The Crusaders will be feeling good about life again. There's nothing quite like handing out a proper thumping to warm the cockles.
And this was a proper, serious thumping. By halftime, everyone was searching the record books as it looked like the Crusaders could crack 100 points.
It was a great night for the Crusaders in terms of building their confidence, allowing them to run a few fringe members of their squad and to put the hurt of last week's loss in Fiji behind them.
There was plenty to admire about their offloading and support running. Their work at the turnover was outstanding, too, and their basic pass and catch was superb.
They were dangerous almost every time they had the ball. Nearly all the half chances they created, they scored - only really slowing up in the final quarter when they had the entire bench on and lost their way bit.
But as running rugby goes, this was up there. Once they were in space, they mostly stayed calm and made good decisions.
And then there was their scrum - or at least their scrum when Owen Franks was on for the first half hour. It was lethal, so much so that if Franks hadn't come off as a precaution with a stiff back, there would have been genuine safety fears.

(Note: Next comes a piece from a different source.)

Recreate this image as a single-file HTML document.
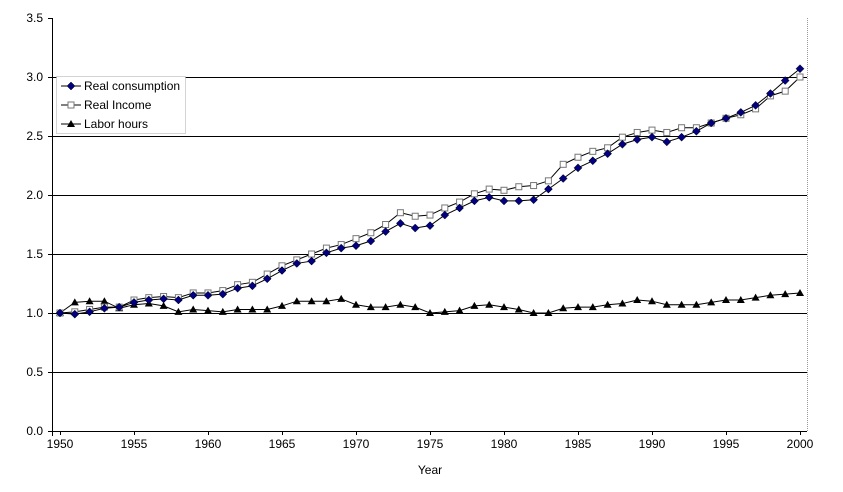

But maybe not such a great night for rugby. Such one-sided contests don't grip the soul. It felt a little surreal seeing the Crusaders steal ball so often and so easily.
It didn't feel like they ever had to do much to earn the space. It didn't feel like a real game of Super Rugby watching Matt Todd run 60m to score from a kickoff.
There were periods - actually almost the whole game - where it was hard not to wonder whether the Crusaders would have had more of a game had they hauled a local club side in for the night.
The Rebels were a shambles. A total mess. They couldn't hold the ball, couldn't tackle, couldn't get the right numbers to the breakdown and couldn't scrummage. Maybe they were tired, or cold or jet-lagged - or maybe they are just a below average side who played badly on a night when a good side played well.
Whatever the truth, the game in Christchurch completed an alarming hat-trick for Australian rugby. The Brumbies and Reds were belted by New Zealand teams on Friday night and then another absolute trouncing for the Rebels.
With stories also emerging that the Force, being kept alive at the largesse of the Australian Rugby Union, were involved in some unsavoury off-field business in South Africa, the state of the game on the other side of the Tasman is a bit of a worry.
The gulf in class in the first three games was shocking, the differences in so many aspects were stark. The New Zealand teams were faster, fitter, more skilful, more aware and just far too good. All three had the feel of men versus boys, of professional athletes taking on amateurs.
It was yet more evidence to say expansion just hasn't worked for Super Rugby.
Crusaders 85 (S. Whitelock, R. Crotty (2), S. Barrett, A. Hodgman, N.Nadolo, J. McNicholl (3) C.Taylor (2), P.Samu, M. Todd, S Naifalu tries; R. Mo'unga 7 cons; N.Nadolo 3 cons)
Rebels 26 (N. Stirzaker, R.Hodge, C.Retallick tries; J. Debreczeni).